Polish poet and geographer, participated in the November 1830 Uprising, decorated with Virtuti Militari Cross in recognition of his service. After the uprising fell, he organized help for the insurgents who had to emigrate; an emissary of Gen. J. Bem, he stayed in Leipzig, Dresden (there he met with Adam Mickiewicz, who praised Pol’s early poetical attempts), and later in France. After returning in 1832 to Galicia, he was involved in the patriotic movement. His most popular work, Piesn o ziemi naszej (Song of Our Land), is a poetic cycle describing the journey through the country’s lands visited by Pol; it resulted in an increase in the interest in the national natural scene and culture among Polish citizens. His attempts at educational and social activities among the peasantry brought limited results. Disappointed, he took to natural studies, especially to geography. At that time he wrote poems whose subjects are connected with the mountains, and continued research work in
ethnography and geography of Poland. Despite limited scientific output, in 1849 he received the nomination to become professor of ‘common, physical and comparative geography’ at the Jagiellonian University in Cracow, where he was the first person in Poland to obtain the chair in geography.

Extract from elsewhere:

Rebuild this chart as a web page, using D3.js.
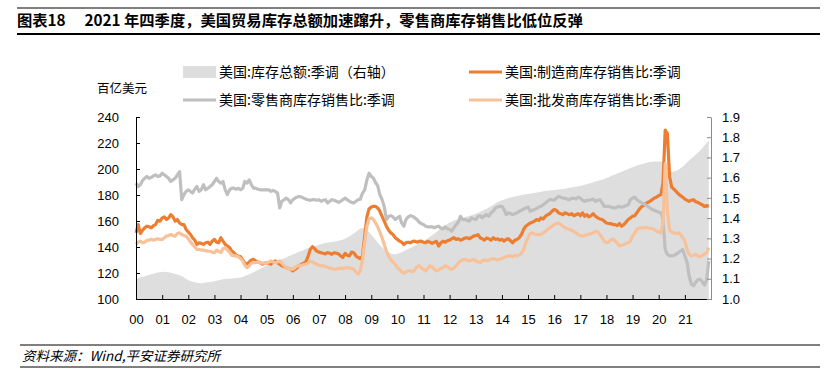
<!DOCTYPE html>
<html>
<head>
<meta charset="utf-8">
<script src="https://cdn.jsdelivr.net/npm/d3@7"></script>
<style>
  body { margin: 0; background: #fff; }
  svg { display: block; font-family: "Liberation Sans", Arial, "Noto Sans CJK SC", sans-serif; }
  .cn { font-family: "Noto Sans CJK SC", sans-serif; }
</style>
</head>
<body>
<div id="chart"></div>
<script>
// monthly, Jan 2000 .. Dec 2021 (one row per year)
const totalInventory = [ // 百亿美元, left axis
  115.5,116,116.5,117,117.5,118,118.5,119,119.5,120,120.3,120.6,
  120.8,121,120.8,120.5,120.2,119.8,119.3,118.8,118.2,117.5,116.5,115.5,
  114.5,113.8,113.2,112.8,112.5,112.3,112.2,112.4,112.6,112.8,113,113.3,
  113.6,114,114.4,114.8,115.1,115.3,115.5,115.6,115.7,115.9,116.1,116.3,
  116.6,117,117.6,118.3,119,119.8,120.6,121.5,122.4,123.3,124.2,125,
  125.8,126.5,127.2,127.9,128.6,129.3,130,130.6,131.3,132,132.8,133.5,
  134.2,134.9,135.6,136.3,137,137.7,138.4,139,139.6,140.2,140.7,141.2,
  141.7,142.2,142.6,143,143.3,143.6,143.9,144.2,144.5,144.8,145.2,145.6,
  146.5,147.3,148.2,149.2,150.3,151.5,152.8,154.2,154.7,154.3,153.2,151.5,
  149.5,147.5,145.5,143.5,141.5,139.8,138.2,137,136,135,134.5,134.4,
  134.8,135.4,136,136.8,137.6,138.4,139.2,140,141,142,142.8,143.5,
  144.5,145.5,146.5,147.8,149,150.2,151.5,152.8,154,155.3,156.6,157.8,
  158.8,159.6,160.3,160.9,161.4,161.9,162.4,162.9,163.4,163.9,164.4,165,
  165.6,166.3,167,167.8,168.6,169.5,170.4,171.4,172.4,173.4,174.4,175.3,
  175.9,176.5,177.1,177.6,178,178.4,178.8,179.2,179.6,180,180.3,180.5,
  180.7,181,181.3,181.6,181.9,182.2,182.5,182.8,183,183.2,183.4,183.6,
  183.8,184,184.2,184.4,184.6,184.9,185.2,185.5,185.8,186.1,186.4,186.7,
  187,187.4,187.8,188.3,188.8,189.3,189.8,190.3,190.8,191.3,191.8,192.3,
  193,193.7,194.4,195.1,195.8,196.5,197.2,197.9,198.6,199.3,200,200.7,
  201.4,202,202.6,203.1,203.6,204.1,204.6,205,205.4,205.6,205.7,205.8,
  205.8,205.7,205.2,204,201.5,199,197.8,198,198.7,199.5,200.5,201.8,
  203.5,205,206.5,208,209.5,211,212.5,214.2,216,218,220,222
];

const mfgRatio = [ // 制造商库存销售比
  1.327,1.368,1.324,1.340,1.352,1.360,1.357,1.352,1.363,1.368,1.389,1.385,
  1.401,1.406,1.393,1.401,1.417,1.406,1.385,1.393,1.376,1.368,1.368,1.344,
  1.331,1.319,1.303,1.291,1.270,1.278,1.275,1.270,1.278,1.281,1.270,1.286,
  1.295,1.281,1.278,1.303,1.286,1.270,1.262,1.254,1.237,1.229,1.216,1.213,
  1.209,1.193,1.177,1.172,1.183,1.193,1.196,1.188,1.183,1.180,1.172,1.177,
  1.180,1.177,1.172,1.183,1.188,1.180,1.172,1.164,1.160,1.155,1.151,1.147,
  1.139,1.147,1.155,1.164,1.172,1.177,1.183,1.209,1.245,1.259,1.249,1.237,
  1.232,1.229,1.226,1.223,1.229,1.226,1.221,1.229,1.226,1.223,1.213,1.205,
  1.226,1.216,1.213,1.232,1.229,1.213,1.205,1.200,1.213,1.311,1.406,1.445,
  1.455,1.458,1.458,1.450,1.434,1.409,1.385,1.360,1.340,1.327,1.319,1.303,
  1.295,1.286,1.281,1.270,1.278,1.281,1.278,1.285,1.286,1.281,1.285,1.286,
  1.281,1.278,1.285,1.281,1.275,1.281,1.285,1.262,1.278,1.286,1.281,1.288,
  1.291,1.298,1.303,1.295,1.298,1.291,1.295,1.301,1.303,1.298,1.304,1.311,
  1.314,1.318,1.303,1.298,1.291,1.301,1.298,1.291,1.303,1.295,1.298,1.291,
  1.295,1.286,1.295,1.298,1.288,1.278,1.291,1.295,1.303,1.319,1.344,1.360,
  1.368,1.376,1.380,1.385,1.393,1.389,1.401,1.396,1.409,1.417,1.422,1.434,
  1.442,1.439,1.426,1.422,1.417,1.426,1.422,1.417,1.422,1.412,1.417,1.422,
  1.412,1.426,1.409,1.417,1.406,1.412,1.422,1.409,1.401,1.396,1.393,1.385,
  1.376,1.373,1.373,1.368,1.368,1.363,1.373,1.360,1.368,1.380,1.393,1.401,
  1.409,1.412,1.426,1.442,1.455,1.462,1.471,1.478,1.483,1.491,1.499,1.504,
  1.511,1.516,1.573,1.835,1.818,1.606,1.553,1.543,1.532,1.520,1.511,1.504,
  1.494,1.488,1.483,1.488,1.491,1.481,1.478,1.471,1.466,1.458,1.462,1.458
];

const retailRatio = [ // 零售商库存销售比
  1.573,1.556,1.565,1.586,1.597,1.606,1.597,1.601,1.609,1.614,1.606,1.609,
  1.622,1.614,1.606,1.597,1.581,1.589,1.597,1.614,1.630,1.491,1.516,1.532,
  1.540,1.532,1.524,1.543,1.556,1.532,1.540,1.565,1.540,1.548,1.556,1.565,
  1.581,1.597,1.581,1.573,1.581,1.540,1.516,1.540,1.548,1.548,1.543,1.548,
  1.540,1.548,1.581,1.573,1.589,1.565,1.548,1.548,1.543,1.540,1.540,1.540,
  1.540,1.540,1.532,1.537,1.532,1.524,1.450,1.483,1.491,1.499,1.491,1.475,
  1.491,1.499,1.504,1.507,1.504,1.499,1.494,1.491,1.488,1.491,1.491,1.488,
  1.491,1.483,1.488,1.491,1.475,1.483,1.491,1.488,1.483,1.478,1.483,1.491,
  1.499,1.491,1.483,1.478,1.475,1.483,1.491,1.494,1.524,1.540,1.589,1.622,
  1.606,1.597,1.576,1.560,1.516,1.491,1.458,1.393,1.409,1.412,1.406,1.393,
  1.401,1.409,1.376,1.360,1.393,1.406,1.412,1.409,1.401,1.393,1.380,1.373,
  1.368,1.360,1.357,1.357,1.357,1.352,1.357,1.360,1.350,1.347,1.357,1.347,
  1.344,1.335,1.352,1.368,1.380,1.409,1.393,1.393,1.389,1.385,1.401,1.396,
  1.393,1.409,1.412,1.401,1.412,1.417,1.409,1.426,1.434,1.450,1.455,1.458,
  1.458,1.442,1.417,1.426,1.422,1.417,1.422,1.426,1.434,1.439,1.445,1.450,
  1.455,1.434,1.439,1.442,1.448,1.455,1.458,1.466,1.475,1.483,1.491,1.491,
  1.488,1.499,1.507,1.504,1.499,1.499,1.494,1.491,1.498,1.499,1.494,1.504,
  1.499,1.488,1.483,1.488,1.488,1.491,1.494,1.483,1.488,1.491,1.475,1.458,
  1.458,1.458,1.455,1.452,1.450,1.455,1.458,1.453,1.458,1.462,1.466,1.491,
  1.499,1.504,1.491,1.483,1.478,1.471,1.466,1.458,1.450,1.442,1.439,1.434,
  1.429,1.426,1.393,1.245,1.221,1.213,1.213,1.216,1.221,1.229,1.237,1.245,
  1.213,1.180,1.115,1.074,1.065,1.082,1.095,1.098,1.085,1.069,1.095,1.188
];

const wholesaleRatio = [ // 批发商库存销售比
  1.270,1.281,1.286,1.278,1.281,1.290,1.291,1.295,1.291,1.295,1.298,1.295,
  1.295,1.303,1.311,1.314,1.319,1.314,1.311,1.324,1.327,1.319,1.314,1.311,
  1.298,1.281,1.270,1.259,1.245,1.245,1.242,1.242,1.239,1.237,1.236,1.232,
  1.229,1.242,1.236,1.229,1.249,1.254,1.242,1.232,1.216,1.213,1.213,1.209,
  1.200,1.188,1.167,1.155,1.164,1.177,1.180,1.180,1.183,1.180,1.177,1.177,
  1.180,1.183,1.188,1.183,1.180,1.183,1.188,1.177,1.164,1.155,1.151,1.147,
  1.147,1.155,1.164,1.164,1.167,1.170,1.172,1.177,1.188,1.183,1.177,1.172,
  1.167,1.164,1.164,1.160,1.157,1.151,1.151,1.147,1.147,1.151,1.151,1.151,
  1.155,1.154,1.155,1.151,1.147,1.134,1.123,1.139,1.196,1.278,1.360,1.396,
  1.401,1.393,1.376,1.357,1.331,1.303,1.270,1.237,1.213,1.193,1.183,1.172,
  1.155,1.147,1.134,1.128,1.134,1.139,1.139,1.134,1.144,1.160,1.164,1.155,
  1.147,1.139,1.151,1.164,1.160,1.147,1.139,1.144,1.151,1.155,1.164,1.160,
  1.151,1.147,1.154,1.164,1.177,1.188,1.193,1.196,1.193,1.188,1.193,1.196,
  1.188,1.183,1.180,1.188,1.193,1.188,1.193,1.196,1.200,1.196,1.193,1.196,
  1.200,1.205,1.209,1.213,1.213,1.209,1.216,1.213,1.219,1.226,1.245,1.278,
  1.303,1.324,1.327,1.321,1.319,1.318,1.319,1.327,1.334,1.344,1.352,1.360,
  1.368,1.373,1.376,1.368,1.360,1.352,1.347,1.344,1.340,1.334,1.327,1.319,
  1.314,1.311,1.314,1.318,1.319,1.324,1.327,1.334,1.331,1.319,1.303,1.286,
  1.278,1.281,1.291,1.298,1.286,1.278,1.262,1.265,1.270,1.275,1.278,1.286,
  1.311,1.327,1.344,1.350,1.352,1.352,1.354,1.352,1.350,1.347,1.344,1.335,
  1.331,1.327,1.376,1.671,1.442,1.340,1.331,1.327,1.324,1.327,1.319,1.303,
  1.286,1.245,1.221,1.213,1.216,1.221,1.213,1.209,1.216,1.221,1.229,1.254
];

const yearLabels = ["00","01","02","03","04","05","06","07","08","09","10",
                    "11","12","13","14","15","16","17","18","19","20","21"];
const leftTicks = [100,120,140,160,180,200,220,240];
const rightTicks = [1.0,1.1,1.2,1.3,1.4,1.5,1.6,1.7,1.8,1.9];

const months = d3.timeMonth.range(new Date(2000, 0, 1), new Date(2022, 0, 1));

const W = 837, H = 383;
const plot = {left: 136, right: 711, top: 117, bottom: 299};

const svg = d3.select("#chart").append("svg")
  .attr("width", W).attr("height", H);

// title + rules
svg.append("line").attr("x1", 17).attr("x2", 820).attr("y1", 8).attr("y2", 8)
  .attr("stroke", "#000").attr("stroke-width", 1);
svg.append("text").attr("class", "cn")
  .attr("x", 17).attr("y", 26)
  .attr("font-size", 15.3).attr("font-weight", "bold")
  .text("图表18\u2003 2021 年四季度，美国贸易库存总额加速蹿升，零售商库存销售比低位反弹");
svg.append("line").attr("x1", 17).attr("x2", 820).attr("y1", 34).attr("y2", 34)
  .attr("stroke", "#000").attr("stroke-width", 2);

// scales
const x = d3.scaleTime()
  .domain([new Date(2000, 0, 1), new Date(2022, 0, 1)])
  .range([plot.left, plot.right]);
const yL = d3.scaleLinear().domain([100, 240]).range([plot.bottom, plot.top]);
const yR = d3.scaleLinear().domain([1.0, 1.9]).range([plot.bottom, plot.top]);

// area
const area = d3.area()
  .x((d, i) => x(months[i]))
  .y0(yL(100))
  .y1(d => yL(d));
svg.append("path").datum(totalInventory)
  .attr("fill", "#dedede").attr("d", area);

const ratioLine = d3.line()
  .x((d, i) => x(months[i]))
  .y(d => yR(d));

const series = [
  {data: mfgRatio, color: "#ed7d31"},
  {data: retailRatio, color: "#bfbfbf"},
  {data: wholesaleRatio, color: "#f7c29a"}
];
series.forEach(s => {
  svg.append("path").datum(s.data)
    .attr("fill", "none")
    .attr("stroke", s.color)
    .attr("stroke-width", 3.2)
    .attr("stroke-linejoin", "round")
    .attr("d", ratioLine);
});

// axes
const yearTicks = d3.range(2000, 2023).map(y => new Date(y, 0, 1));
const xAxis = svg.append("g")
  .attr("transform", `translate(0,${plot.bottom})`)
  .call(d3.axisBottom(x).tickValues(yearTicks)
    .tickFormat((d, i) => yearLabels[i] || "")
    .tickSizeInner(-4).tickSizeOuter(0).tickPadding(16));

const leftAxis = svg.append("g")
  .attr("transform", `translate(${plot.left},0)`)
  .call(d3.axisLeft(yL).tickValues(leftTicks)
    .tickSizeInner(-4).tickSizeOuter(0).tickPadding(17));

const rightAxis = svg.append("g")
  .attr("transform", `translate(${plot.right},0)`)
  .call(d3.axisRight(yR).tickValues(rightTicks).tickFormat(d3.format(".1f"))
    .tickSizeInner(-4).tickSizeOuter(0).tickPadding(11));

[xAxis, leftAxis].forEach(g => {
  g.selectAll("path, line").attr("stroke", "#000");
});
rightAxis.selectAll("path, line").attr("stroke", "#8c8c8c");
[xAxis, leftAxis, rightAxis].forEach(g => {
  g.selectAll("text").attr("font-size", 13).attr("fill", "#000")
    .attr("font-family", "'Liberation Sans', Arial, sans-serif");
});

// unit label
svg.append("text").attr("class", "cn")
  .attr("x", 97).attr("y", 93).attr("font-size", 12.5)
  .text("百亿美元");

// legend
const legend = [
  {label: "美国:库存总额:季调（右轴）", kind: "area", color: "#dedede", x: 183, y: 72},
  {label: "美国:制造商库存销售比:季调", kind: "line", color: "#ed7d31", x: 469, y: 72},
  {label: "美国:零售商库存销售比:季调", kind: "line", color: "#bfbfbf", x: 183, y: 100},
  {label: "美国:批发商库存销售比:季调", kind: "line", color: "#f7c29a", x: 469, y: 100}
];
const lg = svg.append("g").selectAll("g").data(legend).join("g")
  .attr("transform", d => `translate(${d.x},${d.y})`);
lg.filter(d => d.kind === "area").append("rect")
  .attr("x", 0).attr("y", -6).attr("width", 33).attr("height", 12)
  .attr("fill", d => d.color);
lg.filter(d => d.kind === "line").append("line")
  .attr("x1", 0).attr("x2", 33).attr("y1", 0).attr("y2", 0)
  .attr("stroke", d => d.color).attr("stroke-width", 3.2);
lg.append("text").attr("class", "cn")
  .attr("x", 36).attr("y", 5).attr("font-size", 14)
  .text(d => d.label);

// source
svg.append("line").attr("x1", 20).attr("x2", 820).attr("y1", 345).attr("y2", 345)
  .attr("stroke", "#000").attr("stroke-width", 1);
svg.append("text").attr("class", "cn")
  .attr("x", 22).attr("y", 361).attr("font-size", 13.5)
  .attr("font-style", "italic")
  .text("资料来源：Wind,平安证券研究所");
svg.append("line").attr("x1", 20).attr("x2", 820).attr("y1", 367).attr("y2", 367)
  .attr("stroke", "#000").attr("stroke-width", 1);
</script>
</body>
</html>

In spite of his deteriorating eyesight, ending in complete blindness from 1868 onwards, he took an active part in the scholarly life of the city. He gave lectures in geography, among them a paper in which, in contrast to German or Russian scholars, he proposed a thesis that Poland is a compact region and as such can exist as an independent political entity. In 1863 he published a handbook for theology students on the Geography of the Holy Land in two volumes which secured him St Gregory Cross given to him by Pope Pius IX.